I understand the desire to situate CBCs in relation to categorical boundaries. I understand the need to pin me on a map because it is so much harder to figure out what one’s relationship is to a moving target. But CBCs cannot be confined to one place; they are constantly renegotiating their position in relation to the boundaries society would have define them.
“They know I’m from Canada, but I speak Japanese. And then they don’t know what to do with me,” a former boss once told me. He was a nisei, a second generation Japanese-Canadian, who conducted business regularly in Japan. “There’s a space that opens up between what they expect and who I am.” And what we do with this space, is our choice.

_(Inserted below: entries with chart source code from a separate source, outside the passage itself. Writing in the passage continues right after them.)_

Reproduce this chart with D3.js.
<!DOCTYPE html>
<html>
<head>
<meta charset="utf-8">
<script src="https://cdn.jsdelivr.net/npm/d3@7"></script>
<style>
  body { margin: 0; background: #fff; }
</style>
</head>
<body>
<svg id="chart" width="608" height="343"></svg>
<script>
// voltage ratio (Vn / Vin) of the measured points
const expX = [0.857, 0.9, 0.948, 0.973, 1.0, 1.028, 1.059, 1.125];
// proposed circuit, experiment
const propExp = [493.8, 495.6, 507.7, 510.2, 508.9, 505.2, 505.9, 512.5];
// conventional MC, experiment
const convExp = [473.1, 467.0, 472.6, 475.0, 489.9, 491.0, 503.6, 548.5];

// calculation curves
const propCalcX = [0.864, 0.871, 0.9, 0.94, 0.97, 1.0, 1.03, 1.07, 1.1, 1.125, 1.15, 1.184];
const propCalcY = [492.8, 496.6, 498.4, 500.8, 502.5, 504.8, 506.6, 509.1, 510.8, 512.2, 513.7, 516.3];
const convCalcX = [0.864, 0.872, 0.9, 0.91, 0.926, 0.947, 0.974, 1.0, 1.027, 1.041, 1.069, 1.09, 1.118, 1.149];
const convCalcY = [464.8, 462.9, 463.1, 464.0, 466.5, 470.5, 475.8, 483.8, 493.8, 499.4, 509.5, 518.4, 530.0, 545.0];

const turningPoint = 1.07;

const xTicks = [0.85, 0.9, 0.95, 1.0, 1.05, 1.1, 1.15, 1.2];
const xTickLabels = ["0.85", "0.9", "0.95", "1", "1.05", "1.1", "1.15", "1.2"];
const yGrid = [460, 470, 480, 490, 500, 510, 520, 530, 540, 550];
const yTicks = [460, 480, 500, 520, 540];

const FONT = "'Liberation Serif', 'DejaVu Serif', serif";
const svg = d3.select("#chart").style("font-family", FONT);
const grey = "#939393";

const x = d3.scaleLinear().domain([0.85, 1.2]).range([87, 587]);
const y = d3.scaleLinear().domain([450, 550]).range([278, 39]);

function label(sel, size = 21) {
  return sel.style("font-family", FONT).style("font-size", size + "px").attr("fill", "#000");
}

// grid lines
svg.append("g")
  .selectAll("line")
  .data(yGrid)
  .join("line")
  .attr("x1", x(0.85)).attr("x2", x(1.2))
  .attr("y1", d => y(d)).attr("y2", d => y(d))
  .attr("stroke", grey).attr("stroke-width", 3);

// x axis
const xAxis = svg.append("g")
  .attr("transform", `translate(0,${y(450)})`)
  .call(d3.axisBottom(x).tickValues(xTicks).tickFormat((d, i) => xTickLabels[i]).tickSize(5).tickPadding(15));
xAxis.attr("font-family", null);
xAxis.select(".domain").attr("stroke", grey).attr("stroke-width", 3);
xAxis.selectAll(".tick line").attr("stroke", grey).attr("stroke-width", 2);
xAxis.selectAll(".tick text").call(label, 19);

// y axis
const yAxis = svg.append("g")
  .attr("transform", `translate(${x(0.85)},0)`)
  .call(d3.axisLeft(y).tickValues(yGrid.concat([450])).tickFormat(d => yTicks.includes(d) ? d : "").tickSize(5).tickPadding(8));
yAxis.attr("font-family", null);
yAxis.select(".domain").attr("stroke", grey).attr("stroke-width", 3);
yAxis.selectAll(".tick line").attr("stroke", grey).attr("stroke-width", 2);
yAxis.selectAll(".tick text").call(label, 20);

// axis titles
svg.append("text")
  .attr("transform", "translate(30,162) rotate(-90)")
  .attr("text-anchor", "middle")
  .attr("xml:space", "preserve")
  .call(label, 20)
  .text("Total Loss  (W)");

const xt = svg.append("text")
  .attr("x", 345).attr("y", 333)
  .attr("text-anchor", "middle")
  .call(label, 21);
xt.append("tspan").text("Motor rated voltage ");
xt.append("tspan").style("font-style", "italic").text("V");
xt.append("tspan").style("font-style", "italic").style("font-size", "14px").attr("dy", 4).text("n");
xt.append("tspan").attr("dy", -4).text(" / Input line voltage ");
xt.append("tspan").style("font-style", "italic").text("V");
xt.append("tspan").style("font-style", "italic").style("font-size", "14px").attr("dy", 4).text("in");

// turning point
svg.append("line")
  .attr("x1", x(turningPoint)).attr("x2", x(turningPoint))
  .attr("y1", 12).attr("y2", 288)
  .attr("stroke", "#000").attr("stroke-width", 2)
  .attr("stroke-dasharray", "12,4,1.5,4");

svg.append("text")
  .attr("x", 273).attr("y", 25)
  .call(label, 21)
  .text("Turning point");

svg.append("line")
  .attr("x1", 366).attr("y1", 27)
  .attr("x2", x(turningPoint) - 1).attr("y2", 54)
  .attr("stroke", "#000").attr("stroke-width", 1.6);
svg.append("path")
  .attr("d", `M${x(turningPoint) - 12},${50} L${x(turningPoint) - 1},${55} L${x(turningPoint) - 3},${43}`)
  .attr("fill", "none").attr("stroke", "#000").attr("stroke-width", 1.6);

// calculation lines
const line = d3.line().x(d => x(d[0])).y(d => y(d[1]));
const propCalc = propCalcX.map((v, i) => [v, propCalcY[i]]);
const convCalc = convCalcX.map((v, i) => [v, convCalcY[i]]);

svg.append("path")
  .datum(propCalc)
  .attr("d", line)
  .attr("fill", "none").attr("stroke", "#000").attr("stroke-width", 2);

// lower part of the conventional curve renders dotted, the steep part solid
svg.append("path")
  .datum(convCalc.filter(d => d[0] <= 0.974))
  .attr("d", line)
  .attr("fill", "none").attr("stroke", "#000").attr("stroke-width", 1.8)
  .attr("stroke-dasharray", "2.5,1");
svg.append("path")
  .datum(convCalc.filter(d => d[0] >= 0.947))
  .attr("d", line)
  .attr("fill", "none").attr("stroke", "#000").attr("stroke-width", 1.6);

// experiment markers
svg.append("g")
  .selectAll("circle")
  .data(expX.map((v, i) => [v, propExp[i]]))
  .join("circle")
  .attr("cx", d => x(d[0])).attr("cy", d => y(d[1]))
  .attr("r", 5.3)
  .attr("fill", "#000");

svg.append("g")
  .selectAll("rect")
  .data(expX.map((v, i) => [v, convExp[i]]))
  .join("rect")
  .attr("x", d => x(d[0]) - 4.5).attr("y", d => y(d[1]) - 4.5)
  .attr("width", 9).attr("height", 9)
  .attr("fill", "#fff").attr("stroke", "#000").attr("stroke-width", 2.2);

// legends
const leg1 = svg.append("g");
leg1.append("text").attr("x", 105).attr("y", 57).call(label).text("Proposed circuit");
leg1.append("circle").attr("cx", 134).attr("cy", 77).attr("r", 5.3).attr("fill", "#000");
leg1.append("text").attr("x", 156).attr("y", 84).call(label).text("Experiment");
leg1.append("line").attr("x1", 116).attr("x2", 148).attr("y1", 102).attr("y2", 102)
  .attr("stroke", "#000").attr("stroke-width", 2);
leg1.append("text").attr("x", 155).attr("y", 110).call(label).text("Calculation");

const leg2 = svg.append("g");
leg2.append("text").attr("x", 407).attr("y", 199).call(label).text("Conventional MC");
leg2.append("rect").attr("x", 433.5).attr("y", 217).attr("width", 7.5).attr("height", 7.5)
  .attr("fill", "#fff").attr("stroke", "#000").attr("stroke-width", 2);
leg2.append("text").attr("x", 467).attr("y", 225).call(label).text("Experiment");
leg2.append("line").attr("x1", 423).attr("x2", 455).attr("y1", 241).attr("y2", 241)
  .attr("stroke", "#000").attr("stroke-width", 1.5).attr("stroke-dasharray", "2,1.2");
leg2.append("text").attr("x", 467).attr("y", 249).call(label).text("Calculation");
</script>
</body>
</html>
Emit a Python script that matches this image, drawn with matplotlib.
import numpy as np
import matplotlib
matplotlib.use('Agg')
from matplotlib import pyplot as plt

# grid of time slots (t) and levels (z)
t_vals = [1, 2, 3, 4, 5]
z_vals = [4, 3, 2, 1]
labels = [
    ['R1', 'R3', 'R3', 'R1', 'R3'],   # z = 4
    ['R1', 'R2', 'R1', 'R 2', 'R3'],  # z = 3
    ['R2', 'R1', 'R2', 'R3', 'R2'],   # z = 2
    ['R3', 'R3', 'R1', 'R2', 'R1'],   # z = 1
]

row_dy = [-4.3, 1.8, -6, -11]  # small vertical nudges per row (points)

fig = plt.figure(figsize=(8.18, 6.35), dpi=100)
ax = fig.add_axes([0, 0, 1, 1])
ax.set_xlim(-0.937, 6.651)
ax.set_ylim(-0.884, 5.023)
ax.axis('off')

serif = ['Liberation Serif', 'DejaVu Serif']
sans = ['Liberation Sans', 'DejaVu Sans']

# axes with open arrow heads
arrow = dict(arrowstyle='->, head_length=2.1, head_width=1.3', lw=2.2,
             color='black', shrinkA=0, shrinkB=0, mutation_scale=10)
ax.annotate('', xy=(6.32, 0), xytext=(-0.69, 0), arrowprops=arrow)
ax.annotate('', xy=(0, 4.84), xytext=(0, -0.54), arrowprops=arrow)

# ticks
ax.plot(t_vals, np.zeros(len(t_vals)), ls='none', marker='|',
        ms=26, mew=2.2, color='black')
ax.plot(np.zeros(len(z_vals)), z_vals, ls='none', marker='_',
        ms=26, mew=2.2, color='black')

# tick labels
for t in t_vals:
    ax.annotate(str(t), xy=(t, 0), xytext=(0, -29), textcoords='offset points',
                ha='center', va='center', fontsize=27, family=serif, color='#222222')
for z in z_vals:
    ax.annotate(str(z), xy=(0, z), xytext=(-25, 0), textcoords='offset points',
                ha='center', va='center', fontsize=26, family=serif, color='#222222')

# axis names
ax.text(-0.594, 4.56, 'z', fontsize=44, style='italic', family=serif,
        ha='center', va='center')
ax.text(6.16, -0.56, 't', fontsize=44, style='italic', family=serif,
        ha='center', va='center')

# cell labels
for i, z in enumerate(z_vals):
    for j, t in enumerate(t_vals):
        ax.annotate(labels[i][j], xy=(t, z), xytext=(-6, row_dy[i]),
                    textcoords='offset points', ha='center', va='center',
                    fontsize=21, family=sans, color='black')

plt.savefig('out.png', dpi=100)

Terms like jook sing mui and banana taught me that the CBC category was a passive, negative space formed in between the positive spaces of Chinese and Canadian. I am more interested in the space my former boss described. It is dynamic, full of potential and defies being affixed to anything. Unable to remain safely ensconced within the boundaries of national and racial identity, I grew up playing in unclassifiable spaces of possibilities and movement that still continually opens up before me. This can be disorienting, but also liberating. For the ability to fully inhabit the space between what is imagined and what is real, and to exercise agency within this space, are skills that can be learned.
We can practice skills that challenge the distance between expectations and lived experiences; contracting to become disarming and to put others at ease, or expanding to unsettle, just as my former boss used his fluent Japanese to destabilize others to his advantage in business negotiations. Instead of passively waiting for others to classify me; instead of sitting obediently in that spot; I can subtly guide others with my body language or word choice into placing me where I wish to be. When external pressures like the question, “Where are you really from?” or terms like jook sing mui threaten to collapse or solidify this space, we can train ourselves to reopen it and destabilize it again.

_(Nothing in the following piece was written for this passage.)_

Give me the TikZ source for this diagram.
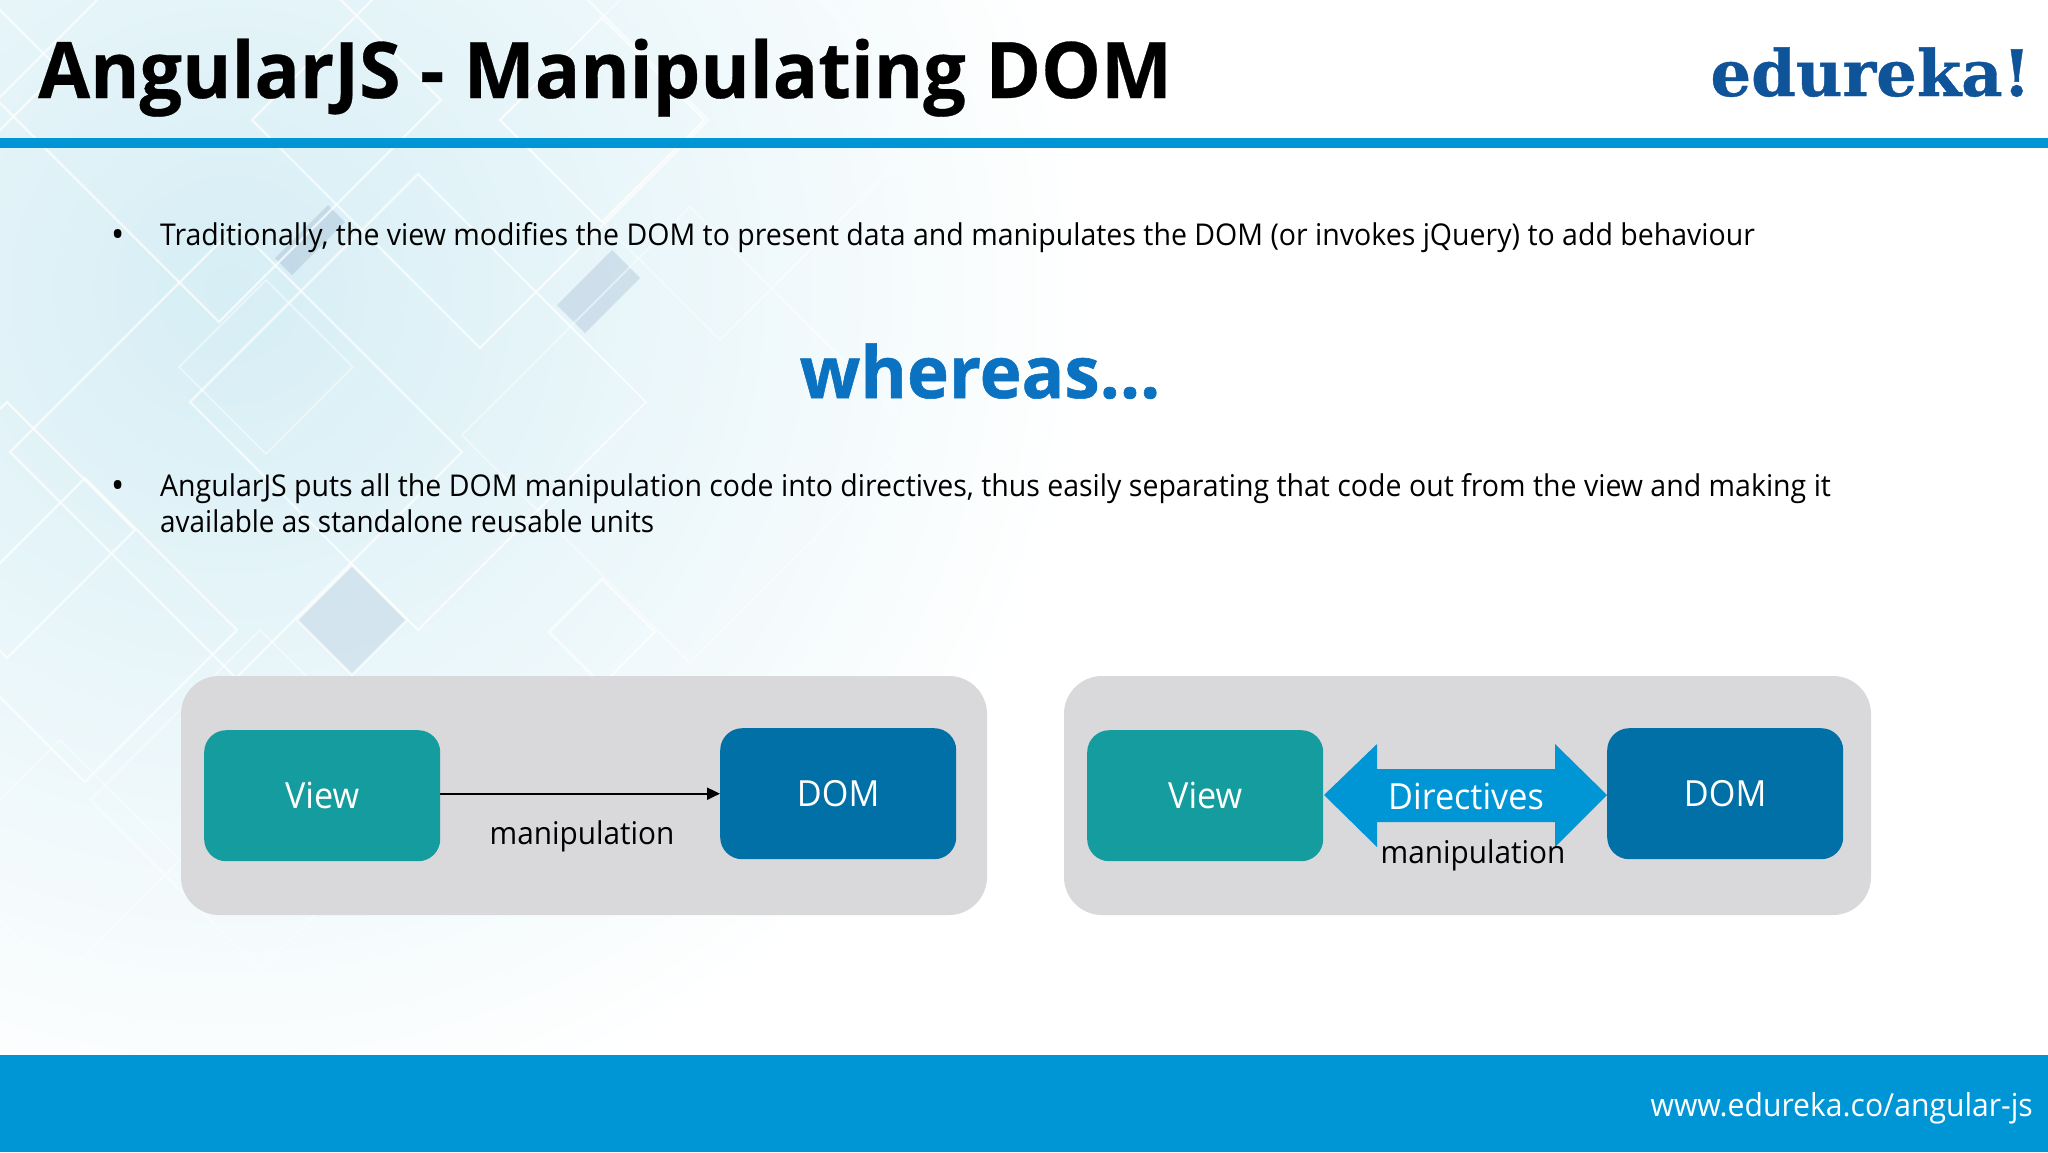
\documentclass[tikz,border=0pt]{standalone}
\usepackage{fontspec}
\usetikzlibrary{arrows.meta,calc}
\setmainfont{Open Sans}
\newfontfamily\bodyf[FakeStretch=0.95]{Open Sans}
\newfontfamily\shortf[FakeStretch=0.93]{Open Sans}
\newfontfamily\titlef[FakeStretch=0.965,BoldFeatures={FakeBold=0.4}]{Open Sans}
\newfontfamily\wherf[FakeStretch=0.985,BoldFeatures={FakeBold=0.8}]{Open Sans}
\newfontfamily\logof[FakeStretch=1.0,BoldFeatures={FakeBold=0.6}]{DejaVu Serif}
\definecolor{barblue}{HTML}{0096D6}
\definecolor{viewteal}{HTML}{159C9E}
\definecolor{domblue}{HTML}{0070A6}
\definecolor{panelgray}{HTML}{D9D9DB}
\definecolor{wherblue}{HTML}{0A72C0}
\definecolor{logoblue}{HTML}{0F5499}
\definecolor{bgcyan}{HTML}{D6EEF5}
\definecolor{patch}{HTML}{A9C0D6}
\tikzset{
  panel/.style={fill=panelgray,rounded corners=38pt},
  viewbox/.style={fill=viewteal,rounded corners=22pt,text=white,font=\bodyf\fontsize{36}{40}\selectfont,inner sep=0pt,anchor=north west,minimum width=236pt,minimum height=131pt},
  dombox/.style={fill=domblue,rounded corners=22pt,text=white,font=\bodyf\fontsize{36}{40}\selectfont,inner sep=0pt,anchor=north west,minimum width=236pt,minimum height=131pt},
  lbl/.style={font=\bodyf\fontsize{31.3}{38}\selectfont,text=black,inner sep=0pt},
  para/.style={font=\bodyf\fontsize{30}{36}\selectfont,text=black,inner sep=0pt,anchor=base west},
  bul/.style={font=\bodyf\fontsize{37}{40}\selectfont,text=black,inner sep=0pt,anchor=base west},
  dia/.style={draw=white,line width=2.2pt,opacity=0.7},
  faint/.style={draw=white,line width=2pt,opacity=0.45},
}
\newcommand{\dmd}[4][dia]{\draw[#1] (#2,#3-#4) -- (#2+#4,#3) -- (#2,#3+#4) -- (#2-#4,#3) -- cycle;}
\begin{document}
\begin{tikzpicture}[x=1pt,y=-1pt]
\useasboundingbox (0,0) rectangle (2048,1152);
\begin{scope}
\clip (0,0) rectangle (2048,1152);
\fill[white] (0,0) rectangle (2048,1152);
\shade[inner color=bgcyan,outer color=white] (230,290) circle (860pt);
% darker patches
\fill[patch,opacity=.45] (328,205) -- (345,222) -- (292,275) -- (275,258) -- cycle;
\fill[patch,opacity=.4] (612,250) -- (640,278) -- (585,333) -- (557,305) -- cycle;
\fill[patch,opacity=.3] (352,565) -- (407,620) -- (352,675) -- (297,620) -- cycle;
\dmd{418}{402}{228}
\dmd{480}{120}{228}
\dmd{236}{452}{226}
\dmd{602}{120}{102}
\dmd{219}{100}{222}
\dmd{85}{630}{152}
\dmd{352}{620}{55}
\dmd{602}{632}{53}
\dmd{7}{530}{128}
\dmd{-10}{70}{70}
\dmd[faint]{266}{367}{87}
\dmd[faint]{720}{120}{220}
\dmd[faint]{690}{435}{228}
\dmd[faint]{260}{800}{170}
\dmd[faint]{60}{860}{120}
\end{scope}
% bars
\fill[barblue] (0,138) rectangle (2048,148);
\fill[barblue] (0,1055) rectangle (2048,1152);
% title
\node[anchor=base west,inner sep=0pt,font=\titlef\bfseries\fontsize{78}{80}\selectfont] (title) at (38,98) {AngularJS - Manipulating DOM};
\node[anchor=base east,inner sep=0pt,text=logoblue,font=\logof\bfseries\fontsize{64}{70}\selectfont] (logo) at (2031,96) {edureka!};
% body
\node[bul] (b1) at (111,247) {•};
\node[para] (t1) at (160,245) {Traditionally, the view modifies the DOM to present data and manipulates the DOM (or invokes jQuery) to add behaviour};
\node[anchor=base,inner sep=0pt,text=wherblue,font=\wherf\bfseries\fontsize{72}{72}\selectfont] (wh) at (980,398) {whereas\ldots};
\node[bul] (b2) at (111,498) {•};
\node[para] (t2) at (160,496) {AngularJS puts all the DOM manipulation code into directives, thus easily separating that code out from the view and making it};
\node[para,font=\shortf\fontsize{30}{36}\selectfont] (t3) at (160,532) {available as standalone reusable units};
% left panel
\fill[panel] (181,676) rectangle (987,915);
\node[viewbox] (v1) at (204,730) {View};
\node[dombox] (d1) at (720,728) {DOM};
\draw[-{Triangle[length=13pt,width=12pt]},line width=2pt,black] (v1.east |- d1.west) -- (d1.west);
\node[lbl] (m1) at (582,836) {manipulation};
% right panel
\fill[panel] (1064,676) rectangle (1871,915);
\node[viewbox] (v2) at (1087,730) {View};
\node[dombox] (d2) at (1607,728) {DOM};
\fill[barblue] (1324,795) -- (1377,744) -- (1377,769) -- (1555,769) -- (1555,744) -- (1607,795) -- (1555,847) -- (1555,822) -- (1377,822) -- (1377,847) -- cycle;
\node[inner sep=0pt,text=white,font=\bodyf\fontsize{36}{40}\selectfont] (dir) at (1466,796) {Directives};
\node[lbl] (m2) at (1473,855) {manipulation};
% footer
\node[anchor=base east,inner sep=0pt,text=white,font=\bodyf\fontsize{31.7}{38}\selectfont] (url) at (2033,1116) {www.edureka.co/angular-js};
\end{tikzpicture}
\end{document}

While applying these skills on others, CBCs can also apply them to themselves. Instead of merely assimilating, I carry this space to make myself welcome wherever I happen to be. In this way, I have carried the confidence to enter somewhere uninvited and do it in plain view. I now recognize that when I’m the only Asian in the room, or the only Canadian native, I can take it upon myself to take up more space for myself. And I will make myself comfortable as someone who can belong without belonging.
Instead of simply seeking protection or meaning from boundaries that can never circumscribe lived experiences, I propose learning to relish one’s freedom from them and to value the ability to transgress imperfect categories. How much easier it is for a CBC to cross the line when she is willing to embrace the chaos and contingency of existing in the here and now. How much easier it is for me to evade capture when everyone else is still looking at the wrong maps, maps with clear, discrete borders demarcating imaginary territories. I am not like you, but I am also not not like you; now catch me if you can.
Because it’s almost always the case that the lines I’m crossing are only being crossed in someone else’s head. And because by the time someone realizes that there’s something not quite right about me, that I don’t fully belong, I’m already somewhere else. In fact, if you think about it, I was never really there.